(June-2004) More than just holding the fort

14 July 2005
| By External |

While some still think of custodians as simply holding securities for safekeeping, the modern role of custody now includes technology, information and other services.

In today’s market, custodians face issues of security for fast and automated systems; further consolidation of funds; difficulties of retaining good staff; and addressing an image problem. There are more services, regulatory and compliance issues to consider too. Of course, all these are on top of meeting clients’ expectations and keeping service fees to a minimum.

The world of custody is continuously changing. The main drivers are: industry consolidation, globalisation, requirements for new technology and new regulations. One school of thought suggests that if these pressures continue, only a small number of custodians will survive and further consolidation can be expected.
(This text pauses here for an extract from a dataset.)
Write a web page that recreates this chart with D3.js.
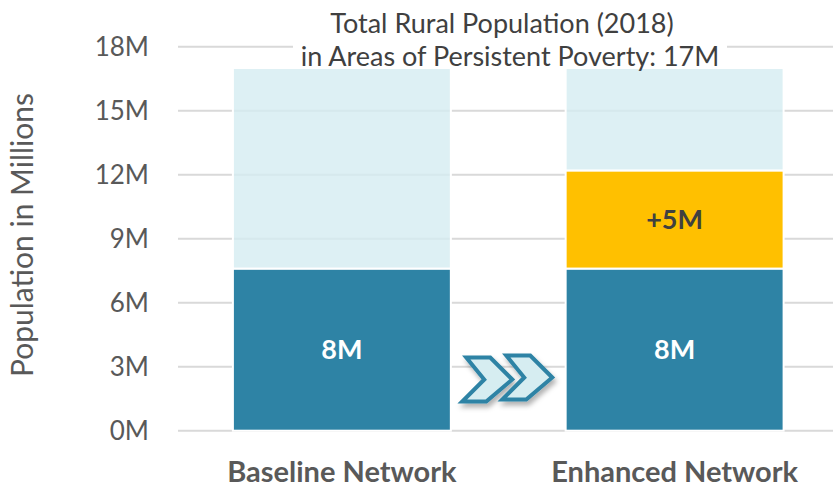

State Street’s acquisition of Deutsche Bank’s Global Securities Services is a prime example.

Australia has had its fair share of consolidation too. The most recent example was the sale of Commonwealth Bank’s (CBA) custody and back office administration to National Australia Bank. These acquisitions have seen big custodians like NAB (via CBA) and JPMorgan (via BT Portfolio Services) become even bigger and more focused on the large end of the market. At the same time, this environment has encouraged smaller players like ANZ Custodian Services to re-enter the arena with master custody services for corporate super funds.

It takes capital and resources to run a credible custody operation. Only those with a clear business strategy and substantial financial support will be able to run a sustainable, quality operation. One of the hurdles for the Australian custodians is to convince the local market that they are committed to this business — not an easy task given the recent departure of CBA from custody and investment administration.
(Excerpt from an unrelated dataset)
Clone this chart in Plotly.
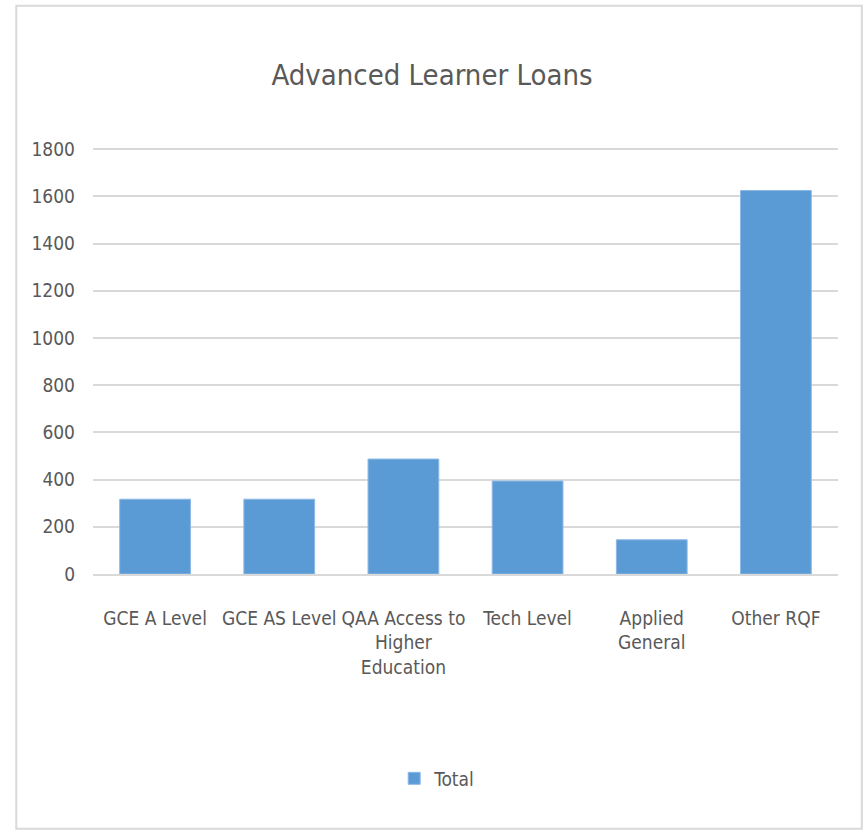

The strategic importance and value of a custody business in its corporate environment are key criteria in assessing commitment to the Australian market. Where does custody fit in terms of overall importance? Is custody a key business for the organisation? Is the organisation demonstrating its commitment to the business by investing in technology and staff? Is the organisation successful in maintaining and growing a profitable business? All these questions are fundamental in testing commitment.

Over recent years, super funds have seen their asset values tumble and the infrastructure in some markets shaken dramatically with political factors, volatile market conditions and accounting scandals like Enron.

Trustee boards are now alert to the risks involved in protecting members’ assets. These events have also resulted in added scrutiny of asset safety and the practice of custodians taking on more and more liability for their clients. Any super fund or investment manager who appoints a custodian should consider carefully the risks involved with such an appointment. More importantly, a fund or manager should determine contractually precisely what the custodian is liable for. Super funds also should take into account APRA’s draft guidelines on outsourcing and risk management when reviewing contractual arrangements.

Regulatory pressures, competition and smaller margins have encouraged custodians to focus on increasing the level of straight through processing. They have also sought to automate core custody services while developing a more diverse range of services than in the past. Even with the super fund market shrinking as corporate funds move to master trusts and industry funds amalgamate, only a few custody service providers have been discouraged. Most see future business growth coming from investment managers.

With this has come a change of image — many organisations have moved from custodian to a provider of back-office and middle-office services for investment managers, master funds and high net worth individuals.

When appointing a third party custodian or back office provider, a fund or manager should give careful consideration to the management of operational risks which have potential to compromise its reputation, and, over time, represent a significant cost.

Things to watch include failed trades, inefficient cash management, overdrafts, inaccurate reporting, securities lending losses, poor foreign exchange and trade execution.

Close monitoring of these risk areas is vital. So too is a comprehensive service level agreement that includes performance indicators to measure the delivery of services and the client-service provider relationship. It really should be integral to any comprehensive fund governance framework.

— Lounarda David is a principal of Mercer Investment Consulting.